▶ WHAT IS BEING ASKED:
Return every line below in which "this" appears.

(Stored entries)

[start]

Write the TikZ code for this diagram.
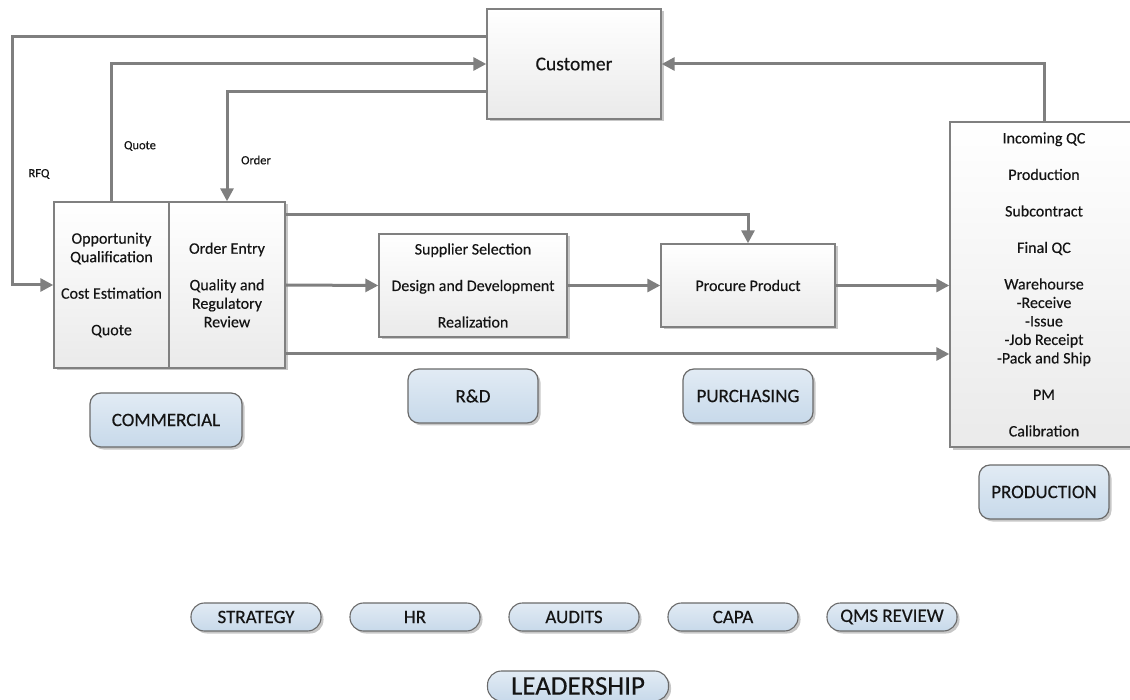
\documentclass[tikz,border=0pt]{standalone}
\usepackage{fontspec}
\setmainfont{Carlito}[FakeBold=0.3]
\usetikzlibrary{arrows.meta,shadows}
\definecolor{linegray}{HTML}{7F7F7F}
\definecolor{boxborder}{HTML}{808080}
\definecolor{boxbot}{HTML}{EAEAEA}
\definecolor{lanetop}{HTML}{E2EBF4}
\definecolor{lanebot}{HTML}{C7D9EA}
\definecolor{laneborder}{HTML}{6A6A6A}
\definecolor{txt}{HTML}{141414}
\begin{document}
\begin{tikzpicture}[x=1pt,y=-1pt,
  every node/.style={text=txt},
  softshadow/.style={drop shadow={shadow xshift=2.5pt,shadow yshift=-2.5pt,opacity=0.22,fill=black}},
  box/.style={draw=boxborder,line width=1.4pt,top color=white,bottom color=boxbot,softshadow,
    inner sep=0pt,align=center,font=\fontsize{16}{18.5}\selectfont},
  lane/.style={draw=laneborder,line width=1.2pt,rounded corners=11pt,top color=lanetop,bottom color=lanebot,
    softshadow,inner sep=0pt,minimum width=130pt,minimum height=54pt,font=\fontsize{19}{22}\selectfont},
  pill/.style={draw=laneborder,line width=1.1pt,rounded corners=13.5pt,top color=lanetop,bottom color=lanebot,
    softshadow,inner sep=0pt,minimum width=130pt,minimum height=28pt,font=\fontsize{19}{22}\selectfont},
  conn/.style={draw=linegray,line width=3pt,-{Triangle[length=13pt,width=13pt]}},
  flowlabel/.style={font=\fontsize{12.5}{14}\selectfont,inner sep=0pt}
]
\useasboundingbox (0,0) rectangle (1130,700);

% boxes
\node[box,minimum width=174pt,minimum height=110pt,font=\fontsize{19.5}{22}\selectfont] (cust) at (574,64) {Customer};
\node[box,minimum width=115pt,minimum height=166pt] (commL) at (111.5,285)
  {Opportunity\\Qualification\\[18pt]Cost Estimation\\[18pt]Quote};
\node[box,minimum width=116pt,minimum height=166pt] (commR) at (227,285)
  {Order Entry\\[18pt]Quality and\\Regulatory\\Review};
\node[box,minimum width=188pt,minimum height=103pt] (rd) at (473,285.5)
  {Supplier Selection\\[18pt]Design and Development\\[18pt]Realization};
\node[box,minimum width=174pt,minimum height=83pt] (proc) at (748,285.5) {Procure Product};
\node[box,minimum width=188pt,minimum height=325pt] (prod) at (1044,284.5)
  {Incoming QC\\[18pt]Production\\[18pt]Subcontract\\[18pt]Final QC\\[18pt]Warehourse\\-Receive\\-Issue\\-Job Receipt\\-Pack and Ship\\[18pt]PM\\[18pt]Calibration};

% connectors
\draw[conn] (cust.west |- 0,37) -| (12,285) -- (commL.west);
\draw[conn] (commL.north) |- (cust.west);
\draw[conn] (cust.west |- 0,92) -| (commR.north);
\draw[conn] (commR.east |- 0,215) -| (proc.north);
\draw[conn] (commR.east) -- (rd.west);
\draw[conn] (rd.east) -- (proc.west);
\draw[conn] (proc.east) -- (prod.west |- proc.east);
\draw[conn] (commR.east |- 0,354) -- (prod.west |- 0,354);
\draw[conn] (prod.north) |- (cust.east);

\node[flowlabel] (lrfq) at (39,174) {RFQ};
\node[flowlabel] (lquote) at (140,146) {Quote};
\node[flowlabel] (lorder) at (256,160) {Order};

% lanes
\node[lane,minimum width=152pt] (lcomm) at (166,420) {COMMERCIAL};
\node[lane] (lrd) at (473,396) {R\&D};
\node[lane] (lpur) at (748,396) {PURCHASING};
\node[lane] (lprod) at (1044,492) {PRODUCTION};

% leadership
\node[pill] (pstrat) at (256,617) {STRATEGY};
\node[pill] (phr) at (415,617) {HR};
\node[pill] (paud) at (574,617) {AUDITS};
\node[pill] (pcapa) at (733,617) {CAPA};
\node[pill] (pqms) at (892,617) {QMS REVIEW};
\node[pill,minimum width=181pt,minimum height=30pt,rounded corners=14pt,font=\fontsize{27}{29}\selectfont] (plead) at (578,686) {LEADERSHIP};
\end{tikzpicture}
\end{document}
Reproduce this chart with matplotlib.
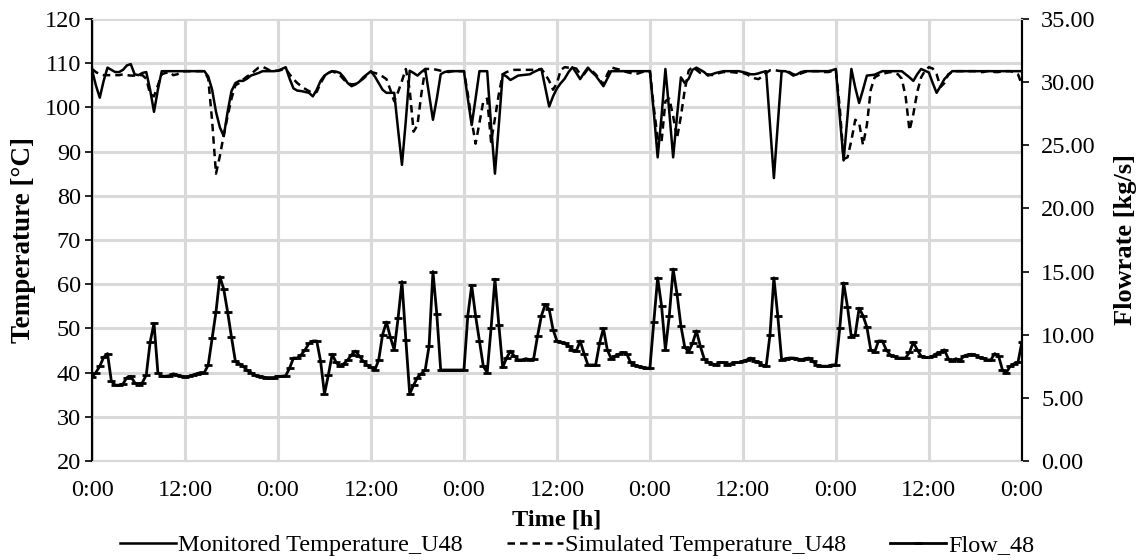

[end]

▶ RESPONSE BELOW:
Write the TikZ code for this diagram.
Reproduce this chart with matplotlib.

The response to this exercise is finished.